Today, however, Katome seemed satisfied with a hostile glare, stalking past us like a gunslinger at the swinging doors of an Old West saloon, all chest and swagger and heavy brow. The farmer above us continued working, swinging his hoe at the earth and turning the black soil for a row of young banana shoots. This convergence of forest, gorillas and agriculture is a true microcosm of conservation problems in Uganda, where a rapidly growing human population is pressing right up to the edge of protected areas. Our gorillas had finished their meal and retreated into a thicket between two fields. We inched closer, but glimpsed only shaking leaves and dim shadows in the dense undergrowth.
Spotting them once in the open had been lucky and we were beginning to think our initial views were all we would see, when a small black head suddenly emerged from the greenery. Kasigazi, ‘The Little Guy’, climbed slowly out of the leaves, ascending on thin branches toward a particular tangle of vines. Grabbing at the swaying knot of green, the juvenile ape carefully pulled each strand through his teeth, nimbly picking off the leaves with a snapping sound.

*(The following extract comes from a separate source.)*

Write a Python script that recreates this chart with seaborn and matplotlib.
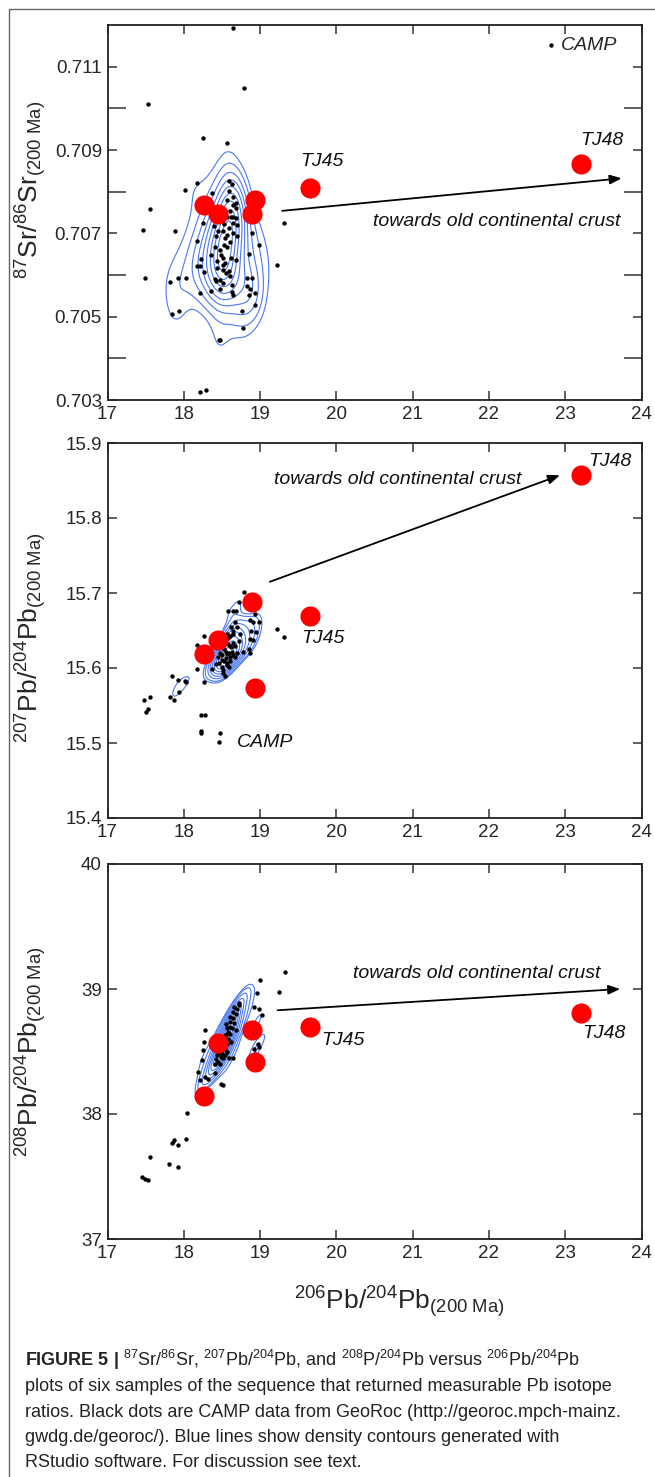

Towering pillars of clouds loomed above the forest as the final minutes of our visit slipped by. Kasigazi was still feeding high overhead and Katome had returned into the open, resting on his back with one leg flung upward like another dark trunk in the shade. Several others had moved into a stand of banana trees farther down the slope and we saw the broad leaves shudder as another stem went down.
“That was the fastest hour of my life”, someone whispered as we slowly backed away and began climbing through the fields. Time with the gorillas is limited to minimise disturbing their natural behaviour, but everyone was still ecstatic, wide-eyed and smiling when we paused to rest on the hilltop.
One of our group wanted to photograph the man planting bananas, but he turned away with a frown and stalked off across the field. Governments can dictate policy, but local people are the ultimate stewards of the forest, and gaining their support is vital for the long-term protection of mountain gorillas.
Heavy tropical raindrops spattered against the greenery and we hurriedly donned our jackets for the long hike back to camp. Suddenly the trackers motioned for silence and pointed down the hillside. Far below us, the gorillas were returning to the forest. They walked hunched forward on their knuckles in a single-file line, ponderous black shadows in the drizzle. Mugurusi, the lead silverback, stopped at the forest edge and seemed to look in our direction while his family slowly crossed the clearing behind him and disappeared, one by one, into a wall of green.
Since this article was written, Mugurusi, ‘Old Man’, the dominant silverback in the Katendegere group which the author describes, has sadly died of old age. He has been succeeded by Kacupira, ‘Limp’.